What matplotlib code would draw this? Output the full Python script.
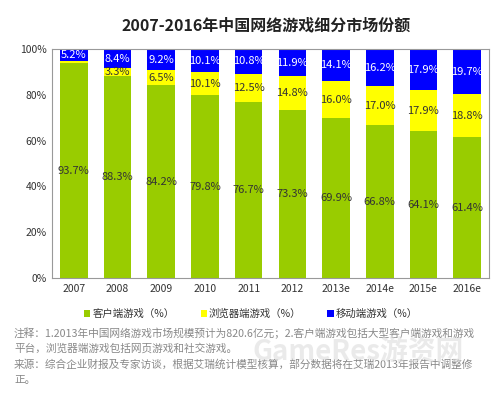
import numpy as np
import matplotlib.pyplot as plt

plt.rcParams['font.family'] = ['Noto Sans CJK SC', 'DejaVu Sans']

years = ['2007', '2008', '2009', '2010', '2011', '2012', '2013e', '2014e', '2015e', '2016e']
client = [93.7, 88.3, 84.2, 79.8, 76.7, 73.3, 69.9, 66.8, 64.1, 61.4]
browser = [1.1, 3.3, 6.5, 10.1, 12.5, 14.8, 16.0, 17.0, 17.9, 18.8]
mobile = [5.2, 8.4, 9.2, 10.1, 10.8, 11.9, 14.1, 16.2, 17.9, 19.7]
series_names = ['客户端游戏（%）', '浏览器端游戏（%）', '移动端游戏（%）']

colors = ['#99cc00', '#ffff00', '#0000ff']

fig = plt.figure(figsize=(4.97, 3.94), dpi=100)
ax = fig.add_axes([52 / 497, 1 - 278 / 394, 437 / 497, 229 / 394])

x = np.arange(len(years))
w = 0.63
client = np.array(client)
browser = np.array(browser)
mobile = np.array(mobile)

b1 = ax.bar(x, client, w, color=colors[0], label=series_names[0])
b2 = ax.bar(x, browser, w, bottom=client, color=colors[1], label=series_names[1])
b3 = ax.bar(x, mobile, w, bottom=client + browser, color=colors[2], label=series_names[2])

for i in range(len(years)):
    ax.text(x[i], client[i] / 2, f'{client[i]:.1f}%', ha='center', va='center',
            fontsize=8, color='#333333')
    if i > 0:
        ax.text(x[i], client[i] + browser[i] / 2, f'{browser[i]:.1f}%', ha='center',
                va='center', fontsize=8, color='#333333')
    ax.text(x[i], client[i] + browser[i] + mobile[i] / 2, f'{mobile[i]:.1f}%',
            ha='center', va='center', fontsize=8, color='white')

ax.set_xlim(-0.5, len(years) - 0.5)
ax.set_ylim(0, 100)
ax.set_yticks(range(0, 101, 20))
ax.set_yticklabels([f'{v}%' for v in range(0, 101, 20)], fontsize=7.5, color='#333333')
ax.set_xticks(x)
ax.set_xticklabels(years, fontsize=7.5, color='#333333')
ax.tick_params(length=0, pad=4)
for s in ax.spines.values():
    s.set_color('#999999')
    s.set_linewidth(0.8)

fig.text(0.535, 1 - 25 / 394, '2007-2016年中国网络游戏细分市场份额', ha='center', va='center',
         fontsize=11.5, fontweight='bold', color='#222222')

fig.legend(handles=[b1, b2, b3], loc='center', bbox_to_anchor=(0.505, 1 - 314 / 394),
           ncol=3, frameon=False, fontsize=7.5, handlelength=0.6, handleheight=0.6,
           handletextpad=0.2, columnspacing=2.5, labelcolor='#333333')

notes = ['注释：1.2013年中国网络游戏市场规模预计为820.6亿元；2.客户端游戏包括大型客户端游戏和游戏',
         '平台，浏览器端游戏包括网页游戏和社交游戏。',
         '来源：综合企业财报及专家访谈，根据艾瑞统计模型核算，部分数据将在艾瑞2013年报告中调整修',
         '正。']
for k, line in enumerate(notes):
    fig.text(14 / 497, 1 - (333 + k * 15.5) / 394, line, ha='left', va='center',
             fontsize=7.7, color='#888888')

fig.text(0.72, 1 - 352 / 394, 'GameRes游资网', ha='center', va='center', fontsize=20,
         color='#dddddd', alpha=0.6, fontweight='bold')

fig.savefig('out.png', dpi=100)
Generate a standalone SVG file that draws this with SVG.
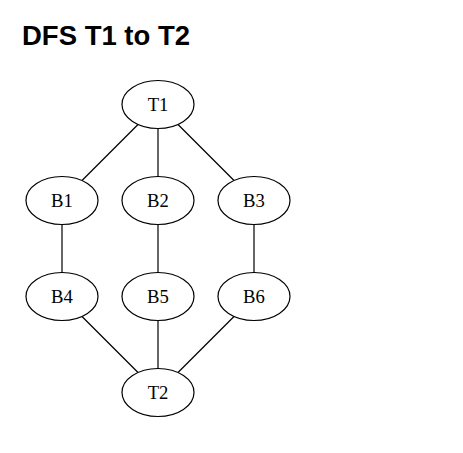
<svg xmlns="http://www.w3.org/2000/svg" width="463" height="453" viewBox="0 0 463 453">
<style>
.node ellipse{fill:#fff;stroke:#000;stroke-width:1.2}
.node text{font-family:"Liberation Serif","Times New Roman",serif;font-size:18.67px;text-anchor:middle;fill:#000}
#edges line{stroke:#000;stroke-width:1.2}
.title{font-family:"Liberation Sans",Arial,sans-serif;font-weight:bold;font-size:27.5px;fill:#000}
</style>
<rect width="463" height="453" fill="#fff"/>
<text class="title" x="22" y="45">DFS T1 to T2</text>
<g id="edges">
<line x1="138" y1="124.5" x2="82" y2="180.5"/>
<line x1="158" y1="128.5" x2="158" y2="176.5"/>
<line x1="178" y1="124.5" x2="234" y2="180.5"/>
<line x1="62" y1="224.5" x2="62" y2="272.5"/>
<line x1="158" y1="224.5" x2="158" y2="272.5"/>
<line x1="254" y1="224.5" x2="254" y2="272.5"/>
<line x1="82" y1="316.5" x2="138" y2="372.5"/>
<line x1="158" y1="320.5" x2="158" y2="368.5"/>
<line x1="234" y1="316.5" x2="178" y2="372.5"/>
</g>
<g id="T1" class="node"><ellipse cx="158" cy="104.5" rx="36" ry="24"/><text x="158" y="111">T1</text></g>
<g id="B1" class="node"><ellipse cx="62" cy="200.5" rx="36" ry="24"/><text x="62" y="207">B1</text></g>
<g id="B2" class="node"><ellipse cx="158" cy="200.5" rx="36" ry="24"/><text x="158" y="207">B2</text></g>
<g id="B3" class="node"><ellipse cx="254" cy="200.5" rx="36" ry="24"/><text x="254" y="207">B3</text></g>
<g id="B4" class="node"><ellipse cx="62" cy="296.5" rx="36" ry="24"/><text x="62" y="303">B4</text></g>
<g id="B5" class="node"><ellipse cx="158" cy="296.5" rx="36" ry="24"/><text x="158" y="303">B5</text></g>
<g id="B6" class="node"><ellipse cx="254" cy="296.5" rx="36" ry="24"/><text x="254" y="303">B6</text></g>
<g id="T2" class="node"><ellipse cx="158" cy="392.5" rx="36" ry="24"/><text x="158" y="399">T2</text></g>
</svg>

·····

■ What to do
Leave out the pictures and repeat exactly the lines from the start of the material through the line that contains "b3 = ax.bar(x, mobile, w, bottom=client", both included.

■ Exercise result
What matplotlib code would draw this? Output the full Python script.
import numpy as np
import matplotlib.pyplot as plt

plt.rcParams['font.family'] = ['Noto Sans CJK SC', 'DejaVu Sans']

years = ['2007', '2008', '2009', '2010', '2011', '2012', '2013e', '2014e', '2015e', '2016e']
client = [93.7, 88.3, 84.2, 79.8, 76.7, 73.3, 69.9, 66.8, 64.1, 61.4]
browser = [1.1, 3.3, 6.5, 10.1, 12.5, 14.8, 16.0, 17.0, 17.9, 18.8]
mobile = [5.2, 8.4, 9.2, 10.1, 10.8, 11.9, 14.1, 16.2, 17.9, 19.7]
series_names = ['客户端游戏（%）', '浏览器端游戏（%）', '移动端游戏（%）']

colors = ['#99cc00', '#ffff00', '#0000ff']

fig = plt.figure(figsize=(4.97, 3.94), dpi=100)
ax = fig.add_axes([52 / 497, 1 - 278 / 394, 437 / 497, 229 / 394])

x = np.arange(len(years))
w = 0.63
client = np.array(client)
browser = np.array(browser)
mobile = np.array(mobile)

b1 = ax.bar(x, client, w, color=colors[0], label=series_names[0])
b2 = ax.bar(x, browser, w, bottom=client, color=colors[1], label=series_names[1])
b3 = ax.bar(x, mobile, w, bottom=client + browser, color=colors[2], label=series_names[2])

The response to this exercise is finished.